What is the significance of the phrase “not made with hands?” We see this in our lesson today and we even see an Orthodox ikon of the same name. You know the ikon I’m talking about. It is the ikon of the Lord’s Face that the Lord sent to Abgar, the leader of the city of Edessa who had been afflicted with leprosy. The tradition says that the Lord commanded a bowl of water to be brought and a towel, and when the Lord washed His face He placed the towel against His face and His image was on the towel. This holy relic was sent to Abgar in Edessa and he began to be healed.
So, the image was placed there, not by a painter or an artist but by grace and love.
But there’s more. Look at our Lesson today in Hebrews 9:11-14:
BRETHREN, when Christ appeared as a high priest of the good things that have come, then through the greater and more perfect tent (not made with hands, that is, not of this creation) he entered once for all into the Holy Place, taking not the blood of goats and calves but his own blood, thus securing an eternal redemption.

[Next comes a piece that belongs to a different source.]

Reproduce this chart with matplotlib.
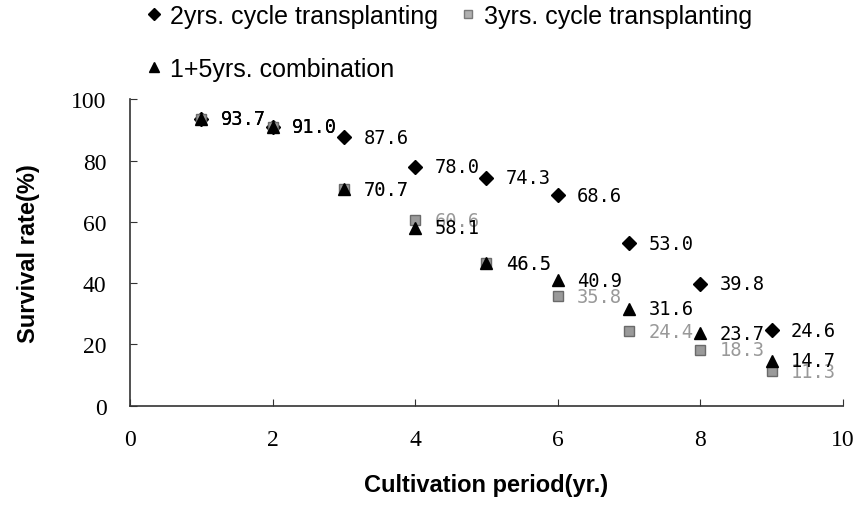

For if the sprinkling of defiled persons with the blood of goats and bulls and with the ashes of a heifer sanctifies for the purification of the flesh, how much more shall the blood of Christ, who through the eternal Spirit offered himself without blemish to God, purify your conscience from dead works to serve the living God.
St. Paul is attempting to help these Hebrew Christians realize that they are exactly where they need to be. He mentions the “greater and more perfect tent” which is a reference to the Tabernacle the Jews traveled with in the desert and it was also called the “tent of meeting.” But the greater tent refers to Christ Himself Who is, as we say in the liturgy, he Who is “the Offerer and the Offered, the One who receives and is distributed.” Paul tells these Christians that the image of sacrifice and the blood of bulls and goats and the ashes of a heifer makes a person ceremonially clean for Temple worship, how much more will the sacrifice of Christ Himself clean the very soul of a man! In other words, what we have in Christ is better than the outward sacrificial that was meant to train us how to understand the ultimate and final sacrifice of Christ Himself in the fight to defeat sin, death, and Satan.
Paul goes on to tell us that this purification of the whole person by the grace of God is to “purify” our conscience “from dead works to serve the living God.” By this he does not mean the works of righteousness, love, and kindness. He does not mean to suggest that works of obedience or the spiritual and even physical labor of the liturgical life are “dead works.” Not at all. Paul means the old way of sacrifice in the Temple is “dead” or it has served it’s purpose. Now we are purified by grace through faith so that our works are motivated not by a fear we are “unclean” but by a motivation of gratitude for the grace given to us by Christ!
In other words, all the old law was meant to do was to tutor us in our spiritual infancy so that when Christ came, we could then graduate to having our lives lived in grateful labors motivated by love instead of fear or obligation or mere rule keeping. A person who has graduated to the “not made with hands” faith is shaped by his love for God and not driven by some fear of God or a narcissistic motivation to get God to “give me something.” This eternal liberty to love and be grateful is why the central act of worship in the Orthodox Church is the Holy Eucharist; the ultimate sacrifice of praise and gratitude!
Today, are you still trying to get God to love you by doing religious stuff? Are you motivated by your desire to get God to give you something because you’ve been a “good boy?” That’s the old religion. The Faith of Christ now offers you a path based on gratitude and true love for God and a “not made with hands” faith that makes you Orthodox on Purpose!